What you will do
Quote the whole listing exactly. Leave the pictures out of your copy.
--- Raw records ---
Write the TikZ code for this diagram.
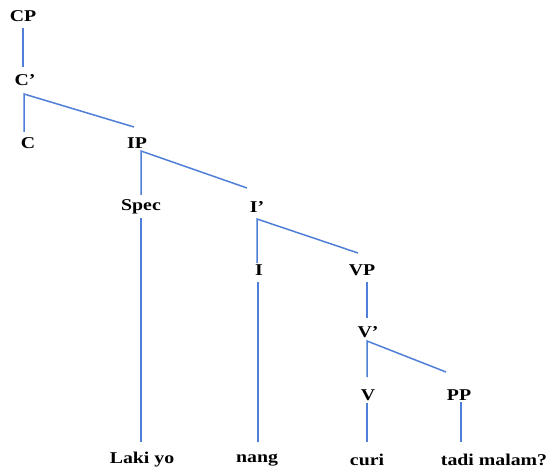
\documentclass[tikz,border=0pt]{standalone}
\usepackage{fontspec}
\setmainfont[FakeStretch=1.2]{Liberation Serif}
\begin{document}
\begin{tikzpicture}[x=1pt,y=-1pt]
\definecolor{treeblue}{HTML}{4F7FD6}
\tikzset{
  lbl/.style={font=\fontsize{16.5}{19}\selectfont\bfseries, inner sep=0pt, anchor=center},
  branch/.style={draw=treeblue, line width=1.5pt},
}
\useasboundingbox (0,0) rectangle (548,470);

% category labels
\node[lbl] (CP)   at (23,16)  {CP};
\node[lbl] (Cb)   at (25,80)  {C’};
\node[lbl] (C)    at (28,143) {C};
\node[lbl] (IP)   at (137,143) {IP};
\node[lbl] (Spec) at (141,207) {Spec};
\node[lbl] (Ib)   at (257,207) {I’};
\node[lbl] (I)    at (259,270) {I};
\node[lbl] (VP)   at (362,270) {VP};
\node[lbl] (Vb)   at (368,332) {V’};
\node[lbl] (V)    at (368,395) {V};
\node[lbl] (PP)   at (459,395) {PP};

% words
\node[lbl] (w1) at (142,460) {Laki yo};
\node[lbl] (w2) at (257,460) {nang};
\node[lbl] (w3) at (367,460) {curi};
\node[lbl] (w4) at (494,460) {tadi malam?};

% branch end points
\coordinate (CPd) at (23,28);   \coordinate (Cbu) at (23,67);
\coordinate (Cbv) at (24,94);   \coordinate (Cu)  at (24,132);  \coordinate (IPu) at (134,127);
\coordinate (IPv) at (141,151); \coordinate (Specu) at (141,195); \coordinate (Ibu) at (247,188);
\coordinate (Specd) at (141,218); \coordinate (w1u) at (141,442);
\coordinate (Ibv) at (257,219); \coordinate (Iu) at (257,263); \coordinate (VPu) at (358,253);
\coordinate (Id) at (258,282);  \coordinate (w2u) at (258,442);
\coordinate (VPd) at (367,282); \coordinate (Vbu) at (367,318);
\coordinate (Vbv) at (367,341); \coordinate (Vu) at (367,377); \coordinate (PPu) at (446,372);
\coordinate (Vd) at (367,403);  \coordinate (w3u) at (367,442);
\coordinate (PPd) at (461,402); \coordinate (w4u) at (461,442);

% branches
\draw[branch] (CPd) -- (Cbu);
\draw[branch] (Cu) -- (Cbv) -- (IPu);
\draw[branch] (Specu) -- (IPv) -- (Ibu);
\draw[branch] (Specd) -- (w1u);
\draw[branch] (Iu) -- (Ibv) -- (VPu);
\draw[branch] (Id) -- (w2u);
\draw[branch] (VPd) -- (Vbu);
\draw[branch] (Vu) -- (Vbv) -- (PPu);
\draw[branch] (Vd) -- (w3u);
\draw[branch] (PPd) -- (w4u);
\end{tikzpicture}
\end{document}
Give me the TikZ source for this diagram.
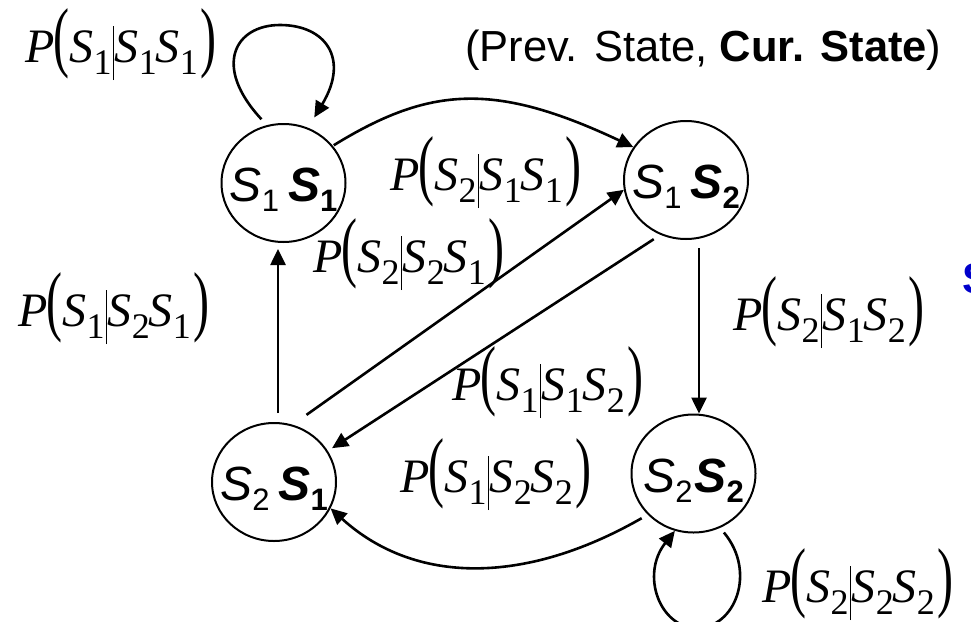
---
Worked answer
Write the TikZ code for this diagram.
\documentclass[tikz,border=0pt]{standalone}
\usepackage{fontspec}
\setmainfont[FakeStretch=1.2]{Liberation Serif}
\begin{document}
\begin{tikzpicture}[x=1pt,y=-1pt]
\definecolor{treeblue}{HTML}{4F7FD6}
\tikzset{
  lbl/.style={font=\fontsize{16.5}{19}\selectfont\bfseries, inner sep=0pt, anchor=center},
  branch/.style={draw=treeblue, line width=1.5pt},
}
\useasboundingbox (0,0) rectangle (548,470);

% category labels
\node[lbl] (CP)   at (23,16)  {CP};
\node[lbl] (Cb)   at (25,80)  {C’};
\node[lbl] (C)    at (28,143) {C};
\node[lbl] (IP)   at (137,143) {IP};
\node[lbl] (Spec) at (141,207) {Spec};
\node[lbl] (Ib)   at (257,207) {I’};
\node[lbl] (I)    at (259,270) {I};
\node[lbl] (VP)   at (362,270) {VP};
\node[lbl] (Vb)   at (368,332) {V’};
\node[lbl] (V)    at (368,395) {V};
\node[lbl] (PP)   at (459,395) {PP};

% words
\node[lbl] (w1) at (142,460) {Laki yo};
\node[lbl] (w2) at (257,460) {nang};
\node[lbl] (w3) at (367,460) {curi};
\node[lbl] (w4) at (494,460) {tadi malam?};

% branch end points
\coordinate (CPd) at (23,28);   \coordinate (Cbu) at (23,67);
\coordinate (Cbv) at (24,94);   \coordinate (Cu)  at (24,132);  \coordinate (IPu) at (134,127);
\coordinate (IPv) at (141,151); \coordinate (Specu) at (141,195); \coordinate (Ibu) at (247,188);
\coordinate (Specd) at (141,218); \coordinate (w1u) at (141,442);
\coordinate (Ibv) at (257,219); \coordinate (Iu) at (257,263); \coordinate (VPu) at (358,253);
\coordinate (Id) at (258,282);  \coordinate (w2u) at (258,442);
\coordinate (VPd) at (367,282); \coordinate (Vbu) at (367,318);
\coordinate (Vbv) at (367,341); \coordinate (Vu) at (367,377); \coordinate (PPu) at (446,372);
\coordinate (Vd) at (367,403);  \coordinate (w3u) at (367,442);
\coordinate (PPd) at (461,402); \coordinate (w4u) at (461,442);

% branches
\draw[branch] (CPd) -- (Cbu);
\draw[branch] (Cu) -- (Cbv) -- (IPu);
\draw[branch] (Specu) -- (IPv) -- (Ibu);
\draw[branch] (Specd) -- (w1u);
\draw[branch] (Iu) -- (Ibv) -- (VPu);
\draw[branch] (Id) -- (w2u);
\draw[branch] (VPd) -- (Vbu);
\draw[branch] (Vu) -- (Vbv) -- (PPu);
\draw[branch] (Vd) -- (w3u);
\draw[branch] (PPd) -- (w4u);
\end{tikzpicture}
\end{document}
Give me the TikZ source for this diagram.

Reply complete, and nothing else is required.